▶ **What is being asked**: Below are the entries; count the lines in them that contain the word "full" and give only the number.

▶ **Record list**:
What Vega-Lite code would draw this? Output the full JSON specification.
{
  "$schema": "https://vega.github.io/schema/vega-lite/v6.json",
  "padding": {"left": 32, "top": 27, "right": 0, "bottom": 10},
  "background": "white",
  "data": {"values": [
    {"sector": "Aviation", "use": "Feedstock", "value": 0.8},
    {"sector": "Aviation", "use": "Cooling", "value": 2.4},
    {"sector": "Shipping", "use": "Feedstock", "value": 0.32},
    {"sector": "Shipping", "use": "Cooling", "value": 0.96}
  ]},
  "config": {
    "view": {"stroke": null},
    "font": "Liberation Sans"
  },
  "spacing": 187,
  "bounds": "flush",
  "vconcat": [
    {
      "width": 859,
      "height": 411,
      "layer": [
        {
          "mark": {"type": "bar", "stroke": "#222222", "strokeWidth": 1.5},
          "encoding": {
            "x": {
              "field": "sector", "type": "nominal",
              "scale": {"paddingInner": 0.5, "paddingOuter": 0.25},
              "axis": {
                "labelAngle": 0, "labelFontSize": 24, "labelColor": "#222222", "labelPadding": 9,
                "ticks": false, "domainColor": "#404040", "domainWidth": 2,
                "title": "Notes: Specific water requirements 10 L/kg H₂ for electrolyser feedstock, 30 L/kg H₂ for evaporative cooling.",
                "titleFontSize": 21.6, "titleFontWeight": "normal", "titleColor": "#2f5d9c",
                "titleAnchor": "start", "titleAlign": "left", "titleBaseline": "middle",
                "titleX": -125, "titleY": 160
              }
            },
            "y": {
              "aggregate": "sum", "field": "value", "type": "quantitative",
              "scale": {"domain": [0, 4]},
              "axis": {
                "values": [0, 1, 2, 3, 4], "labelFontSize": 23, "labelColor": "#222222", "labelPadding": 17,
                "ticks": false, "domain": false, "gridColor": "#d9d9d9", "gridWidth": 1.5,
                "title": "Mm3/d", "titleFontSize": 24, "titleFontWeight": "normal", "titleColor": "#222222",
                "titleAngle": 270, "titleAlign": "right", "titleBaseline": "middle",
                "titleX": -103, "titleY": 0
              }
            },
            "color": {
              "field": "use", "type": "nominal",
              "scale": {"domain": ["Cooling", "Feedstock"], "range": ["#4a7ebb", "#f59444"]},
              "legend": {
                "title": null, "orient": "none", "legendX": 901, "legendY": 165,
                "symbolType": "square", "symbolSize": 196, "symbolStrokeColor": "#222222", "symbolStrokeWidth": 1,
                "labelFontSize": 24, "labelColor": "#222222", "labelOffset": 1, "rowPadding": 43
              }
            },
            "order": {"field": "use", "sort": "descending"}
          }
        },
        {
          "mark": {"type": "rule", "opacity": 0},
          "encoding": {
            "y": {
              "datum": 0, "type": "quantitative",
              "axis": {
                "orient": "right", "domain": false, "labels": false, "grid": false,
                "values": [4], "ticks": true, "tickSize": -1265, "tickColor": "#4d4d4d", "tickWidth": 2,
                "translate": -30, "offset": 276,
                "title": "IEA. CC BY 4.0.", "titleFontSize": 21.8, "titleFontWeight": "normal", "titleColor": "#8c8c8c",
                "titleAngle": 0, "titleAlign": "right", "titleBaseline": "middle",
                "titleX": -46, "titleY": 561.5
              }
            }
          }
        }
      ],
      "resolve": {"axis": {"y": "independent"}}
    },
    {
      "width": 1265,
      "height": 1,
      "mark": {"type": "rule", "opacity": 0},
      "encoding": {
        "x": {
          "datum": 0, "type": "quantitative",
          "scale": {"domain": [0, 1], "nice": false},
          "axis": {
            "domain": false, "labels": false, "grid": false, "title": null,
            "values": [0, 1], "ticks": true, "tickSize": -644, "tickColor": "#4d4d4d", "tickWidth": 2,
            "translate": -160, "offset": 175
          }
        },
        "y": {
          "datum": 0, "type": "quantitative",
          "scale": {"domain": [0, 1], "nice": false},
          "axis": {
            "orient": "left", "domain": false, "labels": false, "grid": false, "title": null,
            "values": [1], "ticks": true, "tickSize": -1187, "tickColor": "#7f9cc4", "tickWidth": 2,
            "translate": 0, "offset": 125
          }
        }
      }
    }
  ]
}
==
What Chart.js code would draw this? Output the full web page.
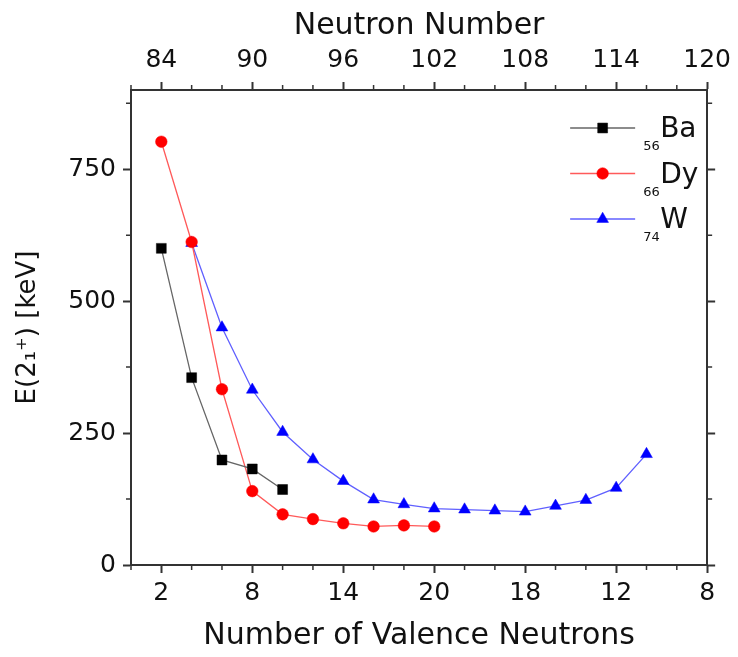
---
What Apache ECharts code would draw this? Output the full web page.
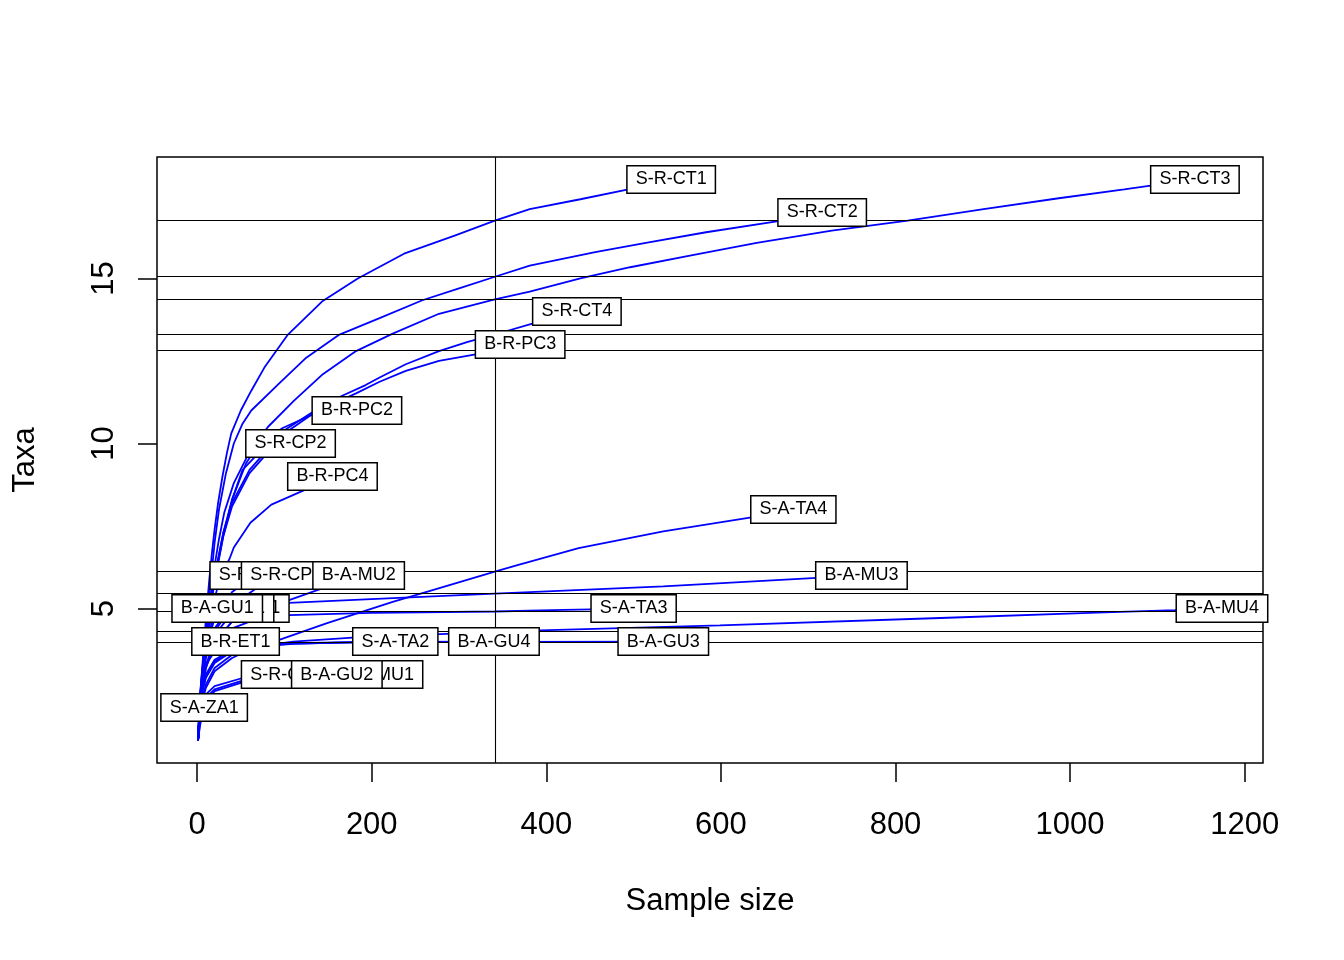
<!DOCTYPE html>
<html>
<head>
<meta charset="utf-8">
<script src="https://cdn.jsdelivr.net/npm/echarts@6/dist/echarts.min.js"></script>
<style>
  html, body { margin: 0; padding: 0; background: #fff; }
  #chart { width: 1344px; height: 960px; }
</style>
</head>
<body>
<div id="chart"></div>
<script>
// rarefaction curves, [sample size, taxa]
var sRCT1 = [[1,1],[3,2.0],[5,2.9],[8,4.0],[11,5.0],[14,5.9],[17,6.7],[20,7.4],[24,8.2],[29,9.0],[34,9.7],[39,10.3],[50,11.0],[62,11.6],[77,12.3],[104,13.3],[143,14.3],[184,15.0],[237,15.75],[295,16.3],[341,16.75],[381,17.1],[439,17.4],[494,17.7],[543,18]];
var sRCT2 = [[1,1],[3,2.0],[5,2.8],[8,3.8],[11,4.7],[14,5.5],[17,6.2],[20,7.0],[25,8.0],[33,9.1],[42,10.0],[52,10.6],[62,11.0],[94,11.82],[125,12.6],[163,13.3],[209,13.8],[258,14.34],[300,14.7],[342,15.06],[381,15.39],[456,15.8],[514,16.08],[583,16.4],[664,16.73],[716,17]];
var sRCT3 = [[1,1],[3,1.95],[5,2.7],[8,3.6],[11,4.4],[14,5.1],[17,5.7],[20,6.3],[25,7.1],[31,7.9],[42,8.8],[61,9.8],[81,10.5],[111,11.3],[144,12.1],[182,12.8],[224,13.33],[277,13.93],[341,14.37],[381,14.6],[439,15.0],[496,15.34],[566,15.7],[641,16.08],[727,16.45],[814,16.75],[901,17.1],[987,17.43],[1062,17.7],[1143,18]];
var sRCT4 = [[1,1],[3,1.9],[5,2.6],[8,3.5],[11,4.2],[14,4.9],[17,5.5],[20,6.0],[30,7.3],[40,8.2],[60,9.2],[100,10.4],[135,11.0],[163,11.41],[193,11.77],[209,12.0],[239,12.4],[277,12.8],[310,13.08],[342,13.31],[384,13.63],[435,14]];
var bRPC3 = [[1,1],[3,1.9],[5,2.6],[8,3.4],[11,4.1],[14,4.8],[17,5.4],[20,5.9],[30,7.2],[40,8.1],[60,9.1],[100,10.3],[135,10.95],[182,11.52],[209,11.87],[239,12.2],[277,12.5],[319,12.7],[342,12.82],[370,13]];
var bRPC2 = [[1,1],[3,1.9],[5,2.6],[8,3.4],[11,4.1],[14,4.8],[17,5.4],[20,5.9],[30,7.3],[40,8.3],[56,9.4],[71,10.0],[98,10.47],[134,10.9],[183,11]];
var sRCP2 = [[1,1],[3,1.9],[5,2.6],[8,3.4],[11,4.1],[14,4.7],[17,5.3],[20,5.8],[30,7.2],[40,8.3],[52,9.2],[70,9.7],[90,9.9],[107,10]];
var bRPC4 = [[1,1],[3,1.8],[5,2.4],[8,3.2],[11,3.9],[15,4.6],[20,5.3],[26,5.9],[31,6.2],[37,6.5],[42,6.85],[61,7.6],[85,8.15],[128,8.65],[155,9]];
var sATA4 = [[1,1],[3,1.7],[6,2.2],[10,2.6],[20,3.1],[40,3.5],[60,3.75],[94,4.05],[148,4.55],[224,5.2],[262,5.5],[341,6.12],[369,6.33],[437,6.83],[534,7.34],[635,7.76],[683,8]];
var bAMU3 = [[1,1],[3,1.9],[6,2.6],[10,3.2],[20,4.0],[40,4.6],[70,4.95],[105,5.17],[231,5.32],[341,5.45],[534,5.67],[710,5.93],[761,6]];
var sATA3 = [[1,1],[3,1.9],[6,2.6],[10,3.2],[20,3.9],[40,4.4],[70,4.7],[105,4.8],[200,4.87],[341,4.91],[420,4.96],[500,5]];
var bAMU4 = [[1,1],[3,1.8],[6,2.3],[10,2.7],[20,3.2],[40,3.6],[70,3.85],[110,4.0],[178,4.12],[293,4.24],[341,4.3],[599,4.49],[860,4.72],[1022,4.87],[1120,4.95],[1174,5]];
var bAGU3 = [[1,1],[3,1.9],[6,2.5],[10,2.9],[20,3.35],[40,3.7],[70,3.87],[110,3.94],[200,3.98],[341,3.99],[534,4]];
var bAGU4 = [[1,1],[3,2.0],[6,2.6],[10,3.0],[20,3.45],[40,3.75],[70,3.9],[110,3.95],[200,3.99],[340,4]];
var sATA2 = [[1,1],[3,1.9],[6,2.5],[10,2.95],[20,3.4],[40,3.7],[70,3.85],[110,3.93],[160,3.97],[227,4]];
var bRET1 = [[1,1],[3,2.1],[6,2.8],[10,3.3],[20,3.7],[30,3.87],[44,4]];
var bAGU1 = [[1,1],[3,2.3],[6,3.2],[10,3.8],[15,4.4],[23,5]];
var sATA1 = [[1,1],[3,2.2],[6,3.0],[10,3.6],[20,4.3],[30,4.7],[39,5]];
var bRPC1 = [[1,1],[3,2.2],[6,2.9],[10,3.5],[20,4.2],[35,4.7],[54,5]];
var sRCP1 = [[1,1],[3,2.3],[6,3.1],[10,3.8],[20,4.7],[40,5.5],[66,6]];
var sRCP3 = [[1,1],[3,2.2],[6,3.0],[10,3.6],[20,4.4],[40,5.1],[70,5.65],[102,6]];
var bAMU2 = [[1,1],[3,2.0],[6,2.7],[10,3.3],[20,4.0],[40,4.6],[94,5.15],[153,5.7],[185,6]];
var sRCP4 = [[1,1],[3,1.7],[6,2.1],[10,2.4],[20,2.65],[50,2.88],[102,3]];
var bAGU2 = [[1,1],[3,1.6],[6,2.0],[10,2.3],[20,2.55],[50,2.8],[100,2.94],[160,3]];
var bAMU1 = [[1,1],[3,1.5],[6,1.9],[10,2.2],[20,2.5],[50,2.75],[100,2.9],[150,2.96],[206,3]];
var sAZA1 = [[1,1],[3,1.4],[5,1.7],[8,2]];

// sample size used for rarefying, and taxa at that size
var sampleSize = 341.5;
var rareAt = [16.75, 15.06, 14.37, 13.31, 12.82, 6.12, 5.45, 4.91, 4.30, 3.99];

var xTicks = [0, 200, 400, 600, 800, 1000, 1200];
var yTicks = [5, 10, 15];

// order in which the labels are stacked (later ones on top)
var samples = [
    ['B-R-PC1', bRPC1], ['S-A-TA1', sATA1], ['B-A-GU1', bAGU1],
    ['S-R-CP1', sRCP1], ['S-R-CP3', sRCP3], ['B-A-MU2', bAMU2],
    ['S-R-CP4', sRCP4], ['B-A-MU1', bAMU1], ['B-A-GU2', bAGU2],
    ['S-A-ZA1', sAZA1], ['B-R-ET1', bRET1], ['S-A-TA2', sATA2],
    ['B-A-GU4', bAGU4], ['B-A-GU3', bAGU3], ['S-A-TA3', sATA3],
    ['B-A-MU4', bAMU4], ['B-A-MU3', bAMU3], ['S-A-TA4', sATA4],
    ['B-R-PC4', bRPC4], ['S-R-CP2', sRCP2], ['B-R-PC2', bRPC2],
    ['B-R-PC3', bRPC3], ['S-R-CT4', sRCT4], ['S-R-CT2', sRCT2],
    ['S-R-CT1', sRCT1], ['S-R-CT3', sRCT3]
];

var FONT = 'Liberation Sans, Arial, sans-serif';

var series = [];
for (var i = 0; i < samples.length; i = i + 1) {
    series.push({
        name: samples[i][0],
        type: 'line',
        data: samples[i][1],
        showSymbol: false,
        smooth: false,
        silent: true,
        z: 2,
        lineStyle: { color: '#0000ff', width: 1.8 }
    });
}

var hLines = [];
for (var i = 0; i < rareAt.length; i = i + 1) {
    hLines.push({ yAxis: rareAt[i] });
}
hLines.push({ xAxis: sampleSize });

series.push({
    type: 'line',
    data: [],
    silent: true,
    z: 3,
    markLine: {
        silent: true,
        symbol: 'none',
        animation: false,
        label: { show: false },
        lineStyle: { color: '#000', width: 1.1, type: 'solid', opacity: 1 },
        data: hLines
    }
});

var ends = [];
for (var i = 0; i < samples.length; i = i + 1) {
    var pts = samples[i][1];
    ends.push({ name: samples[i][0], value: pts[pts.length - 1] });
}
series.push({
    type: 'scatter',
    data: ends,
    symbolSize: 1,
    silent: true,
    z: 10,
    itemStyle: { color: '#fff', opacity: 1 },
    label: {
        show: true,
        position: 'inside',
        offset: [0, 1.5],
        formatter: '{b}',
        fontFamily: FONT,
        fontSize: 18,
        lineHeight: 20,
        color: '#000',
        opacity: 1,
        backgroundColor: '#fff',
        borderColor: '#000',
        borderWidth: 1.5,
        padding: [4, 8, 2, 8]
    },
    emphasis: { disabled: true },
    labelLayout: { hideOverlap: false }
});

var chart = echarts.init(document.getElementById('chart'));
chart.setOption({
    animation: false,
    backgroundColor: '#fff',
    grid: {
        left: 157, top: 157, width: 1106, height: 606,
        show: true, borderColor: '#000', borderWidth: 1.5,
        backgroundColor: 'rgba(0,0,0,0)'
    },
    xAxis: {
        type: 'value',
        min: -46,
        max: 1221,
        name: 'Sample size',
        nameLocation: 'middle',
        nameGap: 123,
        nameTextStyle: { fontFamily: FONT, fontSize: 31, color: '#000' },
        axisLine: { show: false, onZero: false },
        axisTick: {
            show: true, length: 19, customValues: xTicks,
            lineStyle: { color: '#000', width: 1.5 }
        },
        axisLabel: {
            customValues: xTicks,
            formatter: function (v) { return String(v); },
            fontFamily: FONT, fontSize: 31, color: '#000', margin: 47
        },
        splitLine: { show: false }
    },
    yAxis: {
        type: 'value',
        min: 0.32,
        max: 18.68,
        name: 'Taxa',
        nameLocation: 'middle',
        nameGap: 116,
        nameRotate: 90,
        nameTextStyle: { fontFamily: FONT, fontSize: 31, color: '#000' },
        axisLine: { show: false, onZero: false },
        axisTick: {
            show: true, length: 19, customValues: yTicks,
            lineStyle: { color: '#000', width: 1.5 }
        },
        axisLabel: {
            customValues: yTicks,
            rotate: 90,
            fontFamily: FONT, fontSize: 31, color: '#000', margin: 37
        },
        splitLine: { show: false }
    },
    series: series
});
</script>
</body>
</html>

▶ **Answer**: 3